Pretzel Rolls Make up for Anything
Wednesday, January 18, 2012
Eighteen degrees.
“Earnest! Stop eating that! Ketseh! Don’t eat your bridge!”
Bunny Heaven had been completely completed. Including grass-green rug, floorlength mirror, dinosaur-sized grass in an equally monster glass vase, and soft lamplight, including the moon on the wall. The “bun-buns” were so pleased with their new environment that they were actually getting along.
Dad was on the phone with his old high school buddy, also his doctor. His most recent medical report was very good…
“He wants us to go bowling again,” said Dad. “Like when we were kids, where we used to go. He said, ‘Now that my kids are grown, I’m gonna have a lot of time on my hands. But someone else is going to have to drive. ‘Cause I can’t see too well.’”
There was a solitary brownie under the glass which read…
“Do not eat, or else!”
And with the boys out the door to work, Dad out for a run, and Mom beginning studies with Linnea, who was meant to identify trite expressions hidden inside a list…
“They’ll stick out like a sore thumb,” Mom said, laughing.
…Carrie gathered Puck (who had just received an old toss-and-catch Colonial game from Mom) on the counter to make clay out of dryer lint in a cooking pot…
“Are you using up all the flint?” Puck asked.
“Trying to.”
When Dad returned from his run, Puck had questions about the Propel that Dad was mixing.
“What’s that?”
“It’s reconstituted sweat.”
“You’re joking.”
“That’s basically what it is.”
“Who makes sweat?”
“God.”
“That’s right. God made all things.”
“Right. But did He make the drink?”
“Well, I made the drink.”
“How?”
And on it went…
Collette took a slice of Muenster cheese for breakfast and worked Linnea’s lengthening locks into the crown braid around her head, which always ended up reminding her of the twisted vanilla-chocolate donuts in the plastic case at the grocery store. Snuggles, whose tenant was currently once again a voracious tape worm, was snickering at the birds on the patio, wishing he had wings himself. Mom’s old radio station was puttering away in the kitchen; always sounded like there was a robot battle taking place in a miniature blizzard in the background, while Mom cut up old towels into rags for the rag bag. And Snuggles tried a lick of the clay.
Francis returned from life-guarding to join his sister in mathematical studies. Mom and Carrie bundled up Puck into Mom’s Fit for adventures in the great gray beyond of Costco. So everything was nine shades quieter for about an hour. Joe had returned from work to gorge on cheddar pretzels dipped in Greek yogurt…
“I wish I was Greek,” he said. “So I could start a business called My Big Fat Greek Yogurt…”
– He rummaged in the freezer. –
“Well, hello, beef strips. How are you doing today?”
Ensued a conversation between Joe and the microwave dinner, afterwhich he escaped to his cave. In the just-at freezing temperatures of the afternoon, Linnea looked up from her math.
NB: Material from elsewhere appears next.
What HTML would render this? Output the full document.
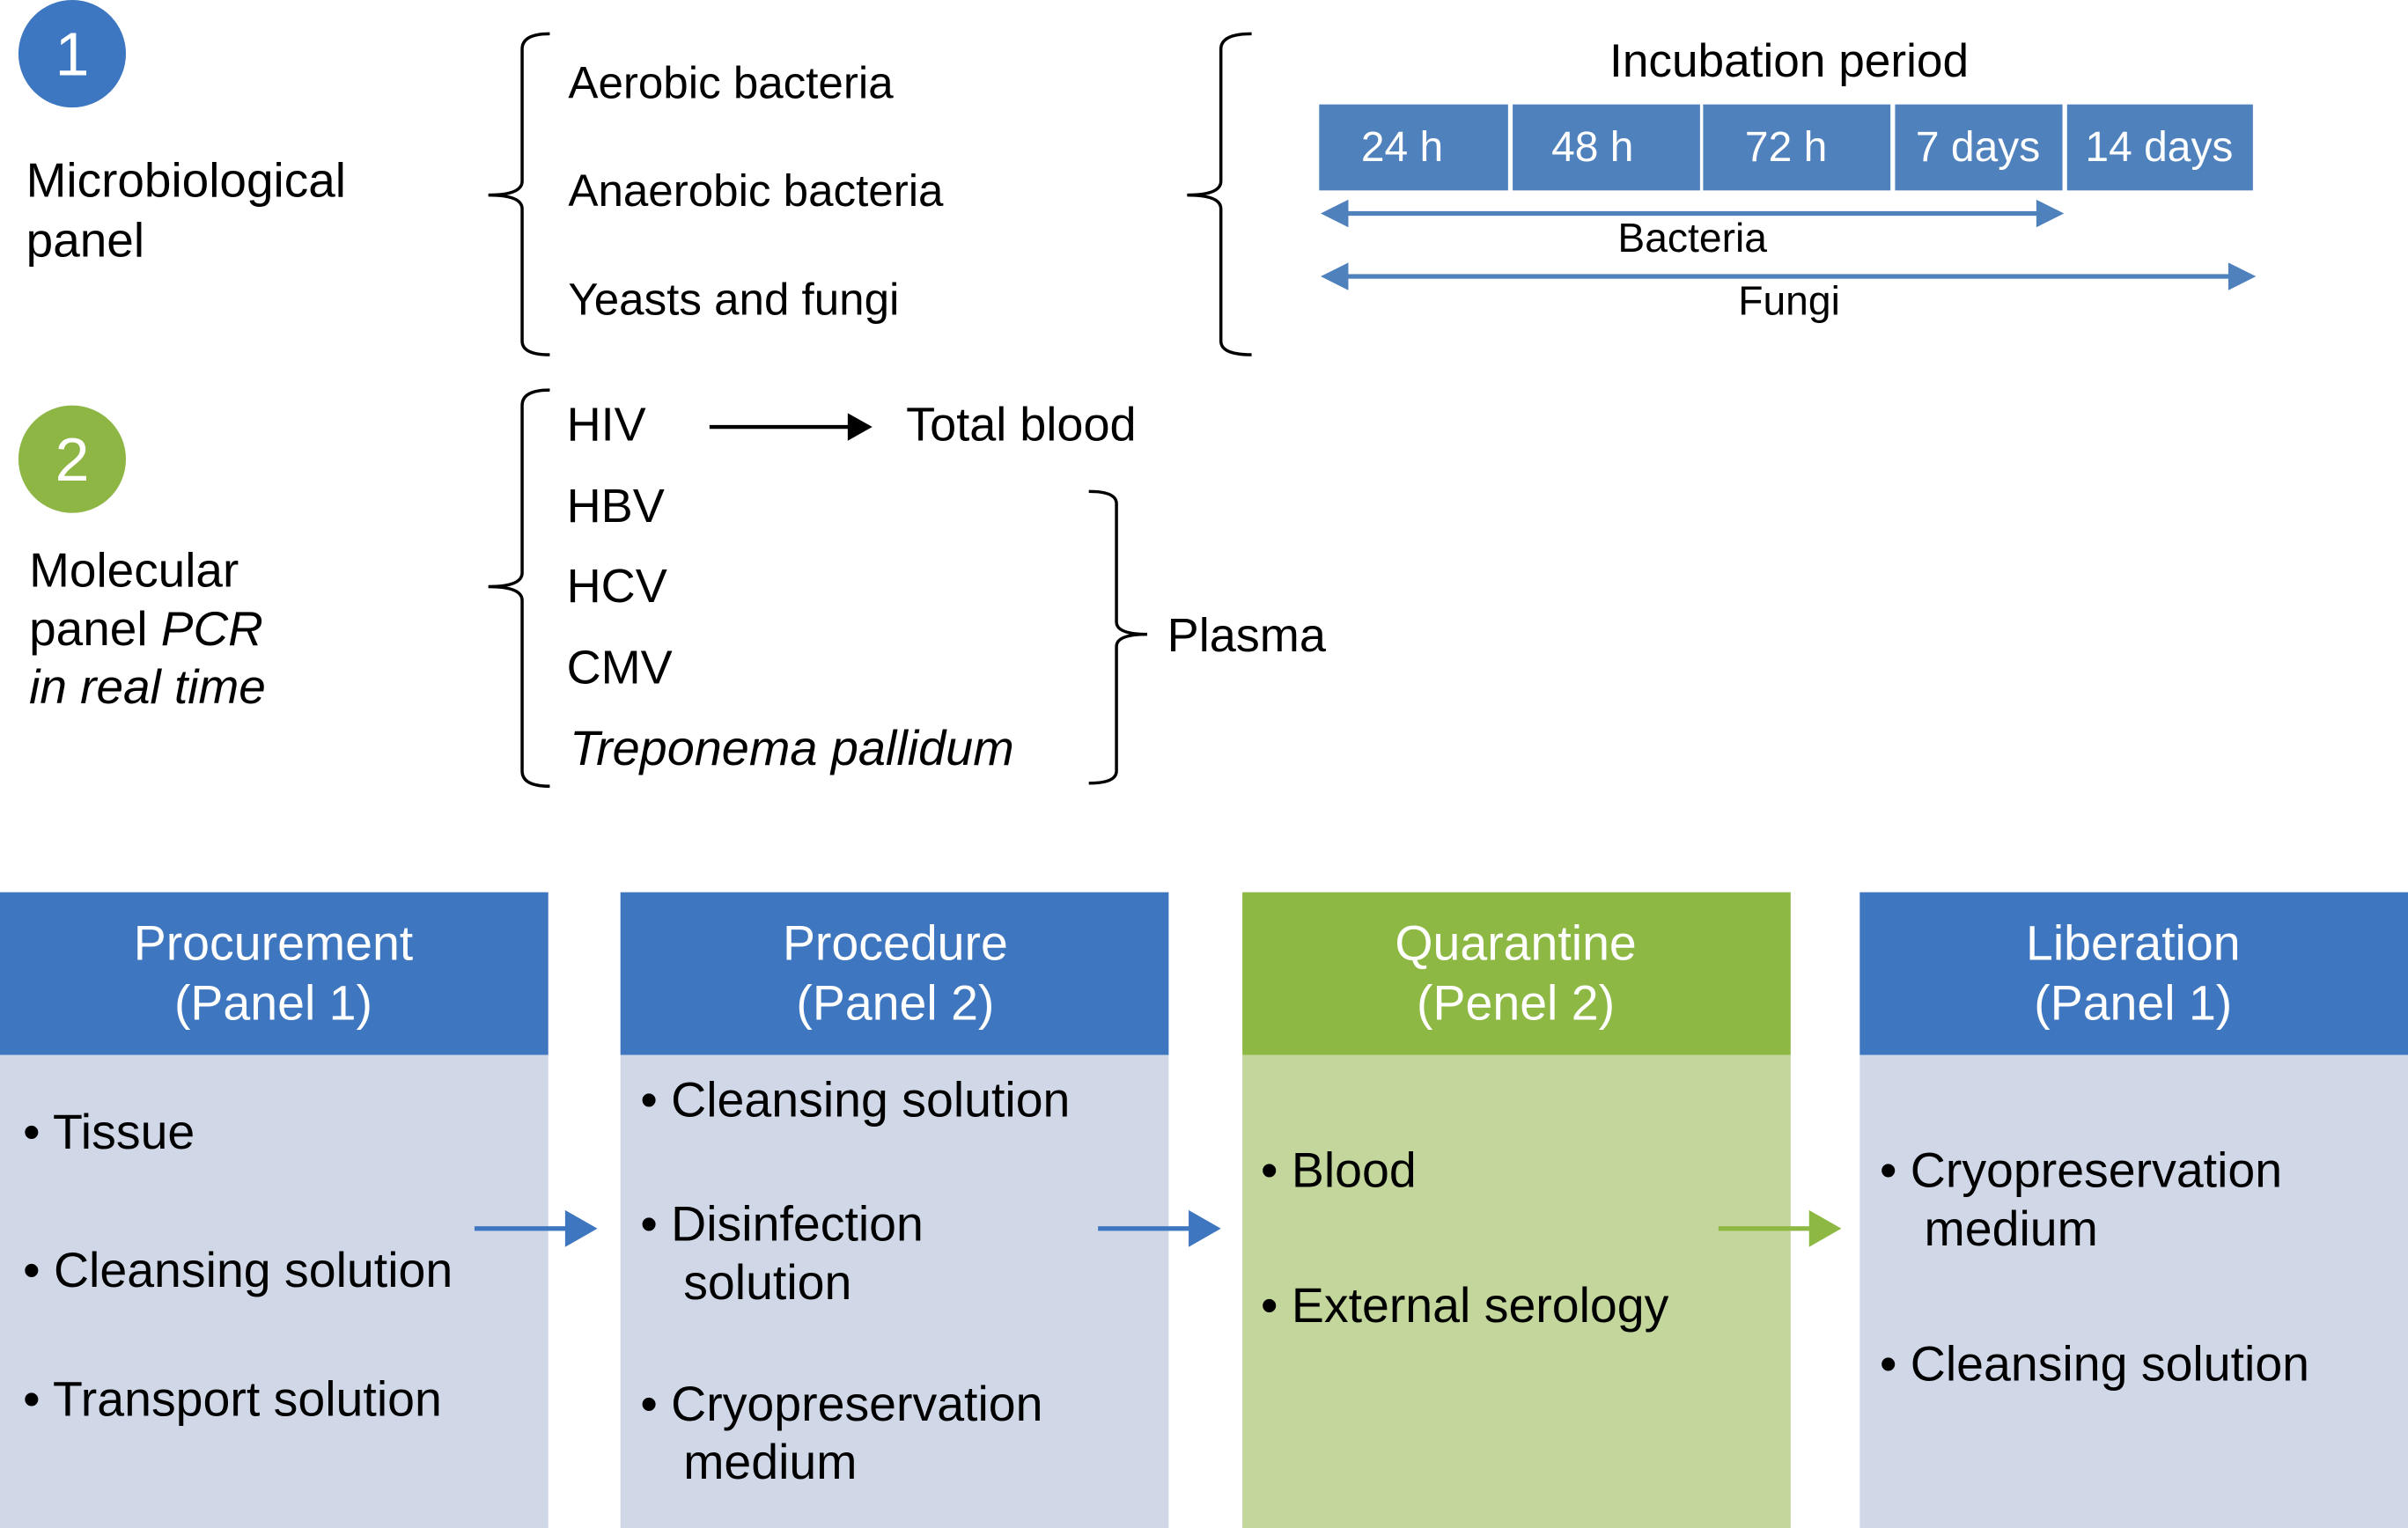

“Five deer just ran by,” she said in nonchalance.
Joe emerged from the basement for a packed bowl of real vanilla ice cream laced in double chocolate and caramel…
“Collette? I think I want to be a ballerina.”
For the evening, Carrie prepared a delicious chicken salad with honey and basil on soft pretzel rolls. She and Joe were departing for a storm spotters’ class at one of the local high schools at seven o’clock. Francis had to work another shift. And Collette escorted her son to church.
The sunset was glowing violet and rose through the windows as the fourteen gathered in the little children’s choir room. And from Daisy-Jean, they learned about pink snow and jelly-fish raining from the skies.
Pick-up time came at seven as usual. An hour and a half of little-people-monitoring never did go by so quickly as when there were stacks of them to be supervised at once.
Puck ended his evening with a banana in his Toy Story footies and some sage words…
“Well, Mama. You’ve gotta do what you’ve gotta do.”